Under Section 8 of the 1974 housing and community development law, HUD pays the difference between the "fair market rent" charged by owners and the amount low- and moderate-income residents are required to contribute. Tenants paid 25 percent of their income for rent until 1981, when the proportion was raised to 30 percent.

HUD sets the ceilings at the 45th percentile of rent paid by all households who have moved within the past two years, a level "that makes available roughly half of all standard units" to eligible families, Beirne said.

But critics argue that the lower rents would not benefit low-income tenants because the amount they pay still would depend on their income, but they might convince apartment owners to end their participation in the subsidy program.

In setting the proposed ceilings for 1986, HUD used data collected in the 1980 census and in American Housing Surveys conducted since 1980, updated by the rent inflation factors contained in the consumer price index. In the past, the rent ceilings were based on updated 1970 census figures and information from the housing surveys, which cover 54 metropolitan areas about every two years. The surveys are conducted for HUD by the Bureau of the Census.

Graziano contended that the census and housing survey information is "usually several years out of date." He said his association recommends that HUD "rely primarily upon local housing market studies" in establishing its fair market rents.
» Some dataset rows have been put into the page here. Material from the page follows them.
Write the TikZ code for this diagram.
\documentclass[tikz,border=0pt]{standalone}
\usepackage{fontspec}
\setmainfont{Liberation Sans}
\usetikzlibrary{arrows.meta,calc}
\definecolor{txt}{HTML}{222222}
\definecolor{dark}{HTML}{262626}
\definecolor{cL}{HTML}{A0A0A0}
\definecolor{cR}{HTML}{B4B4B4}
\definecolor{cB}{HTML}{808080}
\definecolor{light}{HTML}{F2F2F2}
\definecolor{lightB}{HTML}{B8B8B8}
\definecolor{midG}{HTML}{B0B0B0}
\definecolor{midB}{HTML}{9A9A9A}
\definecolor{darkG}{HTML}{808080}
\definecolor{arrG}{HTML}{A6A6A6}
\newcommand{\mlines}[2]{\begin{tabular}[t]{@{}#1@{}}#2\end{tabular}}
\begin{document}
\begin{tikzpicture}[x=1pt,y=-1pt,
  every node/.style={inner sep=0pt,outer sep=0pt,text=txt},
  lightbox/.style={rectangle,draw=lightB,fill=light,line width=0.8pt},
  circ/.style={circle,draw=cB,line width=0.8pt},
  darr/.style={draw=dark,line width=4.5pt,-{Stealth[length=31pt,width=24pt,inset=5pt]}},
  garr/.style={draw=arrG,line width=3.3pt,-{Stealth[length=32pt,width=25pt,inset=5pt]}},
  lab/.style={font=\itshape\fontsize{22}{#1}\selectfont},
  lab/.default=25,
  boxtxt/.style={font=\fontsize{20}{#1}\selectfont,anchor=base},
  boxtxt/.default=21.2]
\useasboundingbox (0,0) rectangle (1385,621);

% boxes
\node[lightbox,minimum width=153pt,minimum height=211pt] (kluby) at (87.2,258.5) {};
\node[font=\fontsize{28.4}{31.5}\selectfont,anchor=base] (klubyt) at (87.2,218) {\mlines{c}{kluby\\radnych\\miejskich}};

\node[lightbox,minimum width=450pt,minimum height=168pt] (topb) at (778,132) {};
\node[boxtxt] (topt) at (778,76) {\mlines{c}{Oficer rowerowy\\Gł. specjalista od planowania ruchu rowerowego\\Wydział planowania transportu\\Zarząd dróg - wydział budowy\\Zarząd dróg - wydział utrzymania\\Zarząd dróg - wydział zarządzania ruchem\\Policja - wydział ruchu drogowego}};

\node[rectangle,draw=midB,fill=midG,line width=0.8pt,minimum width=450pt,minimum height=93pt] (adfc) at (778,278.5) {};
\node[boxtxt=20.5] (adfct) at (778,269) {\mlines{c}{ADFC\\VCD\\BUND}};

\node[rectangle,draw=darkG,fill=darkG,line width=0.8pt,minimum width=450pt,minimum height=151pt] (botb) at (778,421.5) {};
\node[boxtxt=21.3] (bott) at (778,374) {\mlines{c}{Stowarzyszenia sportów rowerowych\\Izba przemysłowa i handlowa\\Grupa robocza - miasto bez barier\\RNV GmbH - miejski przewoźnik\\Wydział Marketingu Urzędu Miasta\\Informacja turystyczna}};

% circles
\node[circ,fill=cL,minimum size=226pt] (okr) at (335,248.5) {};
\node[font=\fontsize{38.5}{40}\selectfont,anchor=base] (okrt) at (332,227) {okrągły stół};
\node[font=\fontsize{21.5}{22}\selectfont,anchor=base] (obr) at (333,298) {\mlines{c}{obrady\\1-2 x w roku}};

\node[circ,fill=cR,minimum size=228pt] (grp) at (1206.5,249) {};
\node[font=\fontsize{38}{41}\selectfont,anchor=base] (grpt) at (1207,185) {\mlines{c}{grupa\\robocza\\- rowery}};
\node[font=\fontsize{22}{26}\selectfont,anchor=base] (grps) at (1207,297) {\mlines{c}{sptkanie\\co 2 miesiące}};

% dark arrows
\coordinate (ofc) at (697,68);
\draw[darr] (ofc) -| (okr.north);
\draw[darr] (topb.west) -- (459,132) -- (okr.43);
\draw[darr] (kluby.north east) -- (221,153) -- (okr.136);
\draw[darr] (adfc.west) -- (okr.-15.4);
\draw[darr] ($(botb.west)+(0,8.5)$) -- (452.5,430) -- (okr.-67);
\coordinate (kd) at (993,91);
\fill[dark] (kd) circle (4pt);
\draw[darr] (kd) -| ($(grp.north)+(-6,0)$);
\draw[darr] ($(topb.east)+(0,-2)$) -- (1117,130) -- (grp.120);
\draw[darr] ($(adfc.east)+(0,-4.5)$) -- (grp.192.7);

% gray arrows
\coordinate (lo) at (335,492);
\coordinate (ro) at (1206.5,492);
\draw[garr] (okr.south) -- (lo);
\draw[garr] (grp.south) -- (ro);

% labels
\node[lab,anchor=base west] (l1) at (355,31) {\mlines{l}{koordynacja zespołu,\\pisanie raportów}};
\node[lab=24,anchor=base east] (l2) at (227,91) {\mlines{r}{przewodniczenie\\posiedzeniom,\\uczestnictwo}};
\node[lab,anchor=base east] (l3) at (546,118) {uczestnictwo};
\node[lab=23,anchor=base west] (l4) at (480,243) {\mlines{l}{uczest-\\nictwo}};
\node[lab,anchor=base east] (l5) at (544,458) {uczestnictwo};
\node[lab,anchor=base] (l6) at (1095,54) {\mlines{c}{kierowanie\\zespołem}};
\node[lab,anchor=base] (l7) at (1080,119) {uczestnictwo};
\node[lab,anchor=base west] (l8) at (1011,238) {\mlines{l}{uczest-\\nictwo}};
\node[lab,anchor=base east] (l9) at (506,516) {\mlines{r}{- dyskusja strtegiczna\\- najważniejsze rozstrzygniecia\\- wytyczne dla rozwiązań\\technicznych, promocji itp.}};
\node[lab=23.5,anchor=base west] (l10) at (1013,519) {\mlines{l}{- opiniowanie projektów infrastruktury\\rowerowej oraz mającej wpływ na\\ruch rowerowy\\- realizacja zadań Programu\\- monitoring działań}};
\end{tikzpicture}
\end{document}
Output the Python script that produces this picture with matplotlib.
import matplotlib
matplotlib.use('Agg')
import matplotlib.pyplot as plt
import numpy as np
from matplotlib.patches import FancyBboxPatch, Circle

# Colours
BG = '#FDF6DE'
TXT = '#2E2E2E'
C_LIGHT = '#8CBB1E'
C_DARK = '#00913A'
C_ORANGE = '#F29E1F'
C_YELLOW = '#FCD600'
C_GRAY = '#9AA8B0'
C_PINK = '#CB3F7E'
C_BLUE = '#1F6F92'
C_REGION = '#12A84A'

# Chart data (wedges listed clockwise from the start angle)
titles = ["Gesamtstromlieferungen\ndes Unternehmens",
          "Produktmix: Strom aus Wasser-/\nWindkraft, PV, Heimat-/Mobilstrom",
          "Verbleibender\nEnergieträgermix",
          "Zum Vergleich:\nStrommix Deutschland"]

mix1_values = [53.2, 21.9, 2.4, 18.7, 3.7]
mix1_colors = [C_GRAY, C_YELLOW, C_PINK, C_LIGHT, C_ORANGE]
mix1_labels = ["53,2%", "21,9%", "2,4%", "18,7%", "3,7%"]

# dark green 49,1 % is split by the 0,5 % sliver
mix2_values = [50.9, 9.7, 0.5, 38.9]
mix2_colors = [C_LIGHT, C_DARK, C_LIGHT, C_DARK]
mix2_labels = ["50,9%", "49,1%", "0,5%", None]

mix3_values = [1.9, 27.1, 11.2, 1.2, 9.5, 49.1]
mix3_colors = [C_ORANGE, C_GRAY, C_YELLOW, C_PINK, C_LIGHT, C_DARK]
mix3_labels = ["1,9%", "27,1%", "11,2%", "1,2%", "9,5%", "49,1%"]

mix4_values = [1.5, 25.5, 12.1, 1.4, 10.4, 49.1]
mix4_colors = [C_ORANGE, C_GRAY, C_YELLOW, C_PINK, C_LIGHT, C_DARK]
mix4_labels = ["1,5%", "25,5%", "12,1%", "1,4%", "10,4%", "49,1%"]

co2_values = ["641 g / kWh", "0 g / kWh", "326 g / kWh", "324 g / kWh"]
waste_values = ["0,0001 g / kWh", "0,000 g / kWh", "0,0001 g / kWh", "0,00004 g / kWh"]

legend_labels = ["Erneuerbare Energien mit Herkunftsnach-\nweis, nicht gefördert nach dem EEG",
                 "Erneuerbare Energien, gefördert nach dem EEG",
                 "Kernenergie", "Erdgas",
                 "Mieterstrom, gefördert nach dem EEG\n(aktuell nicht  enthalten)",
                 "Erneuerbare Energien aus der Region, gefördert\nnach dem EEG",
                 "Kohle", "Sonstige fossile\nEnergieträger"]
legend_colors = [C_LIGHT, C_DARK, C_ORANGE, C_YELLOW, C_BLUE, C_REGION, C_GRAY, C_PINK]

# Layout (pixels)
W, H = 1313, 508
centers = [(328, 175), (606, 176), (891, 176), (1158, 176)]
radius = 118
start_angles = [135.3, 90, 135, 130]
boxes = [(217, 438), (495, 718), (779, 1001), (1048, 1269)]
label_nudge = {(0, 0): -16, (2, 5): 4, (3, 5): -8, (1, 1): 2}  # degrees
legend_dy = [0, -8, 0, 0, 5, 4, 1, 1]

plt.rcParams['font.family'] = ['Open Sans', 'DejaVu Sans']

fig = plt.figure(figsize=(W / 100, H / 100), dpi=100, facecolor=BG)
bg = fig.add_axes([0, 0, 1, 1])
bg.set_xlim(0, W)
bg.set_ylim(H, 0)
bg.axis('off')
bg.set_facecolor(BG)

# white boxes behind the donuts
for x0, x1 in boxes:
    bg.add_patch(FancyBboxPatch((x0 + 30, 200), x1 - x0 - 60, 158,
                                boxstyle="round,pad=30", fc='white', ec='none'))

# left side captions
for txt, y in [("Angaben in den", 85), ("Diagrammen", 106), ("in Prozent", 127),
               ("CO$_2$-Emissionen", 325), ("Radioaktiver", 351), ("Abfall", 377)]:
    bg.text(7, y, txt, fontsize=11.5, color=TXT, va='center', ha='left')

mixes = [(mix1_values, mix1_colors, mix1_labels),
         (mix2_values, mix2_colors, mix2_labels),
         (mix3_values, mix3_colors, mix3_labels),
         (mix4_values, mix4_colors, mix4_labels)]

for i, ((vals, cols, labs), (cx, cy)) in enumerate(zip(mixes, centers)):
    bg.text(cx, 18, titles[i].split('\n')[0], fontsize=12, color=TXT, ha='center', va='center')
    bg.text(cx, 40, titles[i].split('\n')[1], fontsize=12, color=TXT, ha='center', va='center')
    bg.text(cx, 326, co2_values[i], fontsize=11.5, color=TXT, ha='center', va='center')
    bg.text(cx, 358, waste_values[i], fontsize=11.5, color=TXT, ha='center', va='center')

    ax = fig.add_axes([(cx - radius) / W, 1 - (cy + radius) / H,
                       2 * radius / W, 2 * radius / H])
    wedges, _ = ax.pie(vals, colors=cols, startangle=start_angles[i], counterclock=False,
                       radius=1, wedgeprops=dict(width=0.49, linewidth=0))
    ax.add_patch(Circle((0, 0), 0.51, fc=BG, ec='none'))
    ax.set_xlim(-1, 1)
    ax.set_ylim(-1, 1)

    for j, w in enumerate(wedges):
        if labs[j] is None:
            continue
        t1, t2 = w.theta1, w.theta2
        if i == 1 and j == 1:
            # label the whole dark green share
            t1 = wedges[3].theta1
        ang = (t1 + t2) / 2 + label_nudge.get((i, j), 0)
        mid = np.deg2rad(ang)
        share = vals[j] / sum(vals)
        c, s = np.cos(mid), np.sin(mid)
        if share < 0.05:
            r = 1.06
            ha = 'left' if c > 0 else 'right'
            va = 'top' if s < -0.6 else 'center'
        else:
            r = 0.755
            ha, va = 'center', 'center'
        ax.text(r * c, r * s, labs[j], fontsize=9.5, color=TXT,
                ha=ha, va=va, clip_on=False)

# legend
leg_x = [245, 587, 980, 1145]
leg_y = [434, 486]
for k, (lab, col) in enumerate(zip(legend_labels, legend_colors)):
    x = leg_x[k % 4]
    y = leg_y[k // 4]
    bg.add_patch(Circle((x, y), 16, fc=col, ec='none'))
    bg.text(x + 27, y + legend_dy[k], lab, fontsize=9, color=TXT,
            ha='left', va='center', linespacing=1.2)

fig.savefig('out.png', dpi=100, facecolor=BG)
Several metropolitan areas would get substantial increases in ceilings, including Washington, where the rent ceilings would rise 20 percent. In the District of Columbia, for example, the ceiling permitted for a two-bedroom apartment would go up from $440 a month to $530; in Montgomery County, the increase would be from $279 monthly to $336. Two-bedroom units are used as the benchmark for the rent ceilings, with adjustments up and down for larger or smaller apartments.

Chicago would not be so fortunate. The rent ceiling there would decrease by $86 to a monthly rent of $435, a 16 percent drop, according to the HUD statement. In Chicago, ceilings at the beginning of the decade were "on track" with census and 1979 American Housing Survey data, but outpaced the program standard each time the rents were changed, according to HUD.

The Chicago Housing Authority is the nation's fourth-largest and supervises 8,800 housing units under the Section 8 rental program, according to Zirl T. Smith, the authority's executive director. The new ceilings could price low-income families "out of the nonminority areas and make it more difficult for us to meet a court order to remedy past practices of segregation," he said.

Because the fair market rents are gross rents, including the cost of utilities, "a family paying its own gas heat would have to find a two-bedroom unit renting for no more than $355," Smith said. He added that, to find housing at this price, housing authority officials would have to "confine ourselves to Chicago's most depressed and impacted neighborhoods . . . and lower our housing quality standards."

The Chicago official said the Reagan administration wants to eliminate the Section 8 subsidies "in favor of its own housing vouchers." With the vouchers -- the only form of new housing assistance the administration wants to provide in the future -- families receive the difference between 30 percent of their income and HUD's fair market rent, and can keep the difference if the rent is lower than the ceiling. Tenants using vouchers are not limited to housing where rents do not exceed the ceilings, as they are under the Section 8 program.

In Massachusetts, where housing costs are the highest in the nation, the rent ceilings would be cut in most areas of the state, often to levels much lower than the average on the local market, according to Rep. Gerry E. Studds (D-Mass.), who testified before the subcommittee.

Public housing organizations in about 600 of HUD's 2,755 fair market rent areas have protested the proposed ceilings, a dramatic increase over the 100 to 200 areas from which the agency usually gets complaints when it changes the ceilings, according to Beirne, the HUD official. The appeals will be reviewed by HUD and ceilings in those areas modified if there is "reasonable evidence" for the change, he said. HUD does not need congressional approval of rent ceiling changes.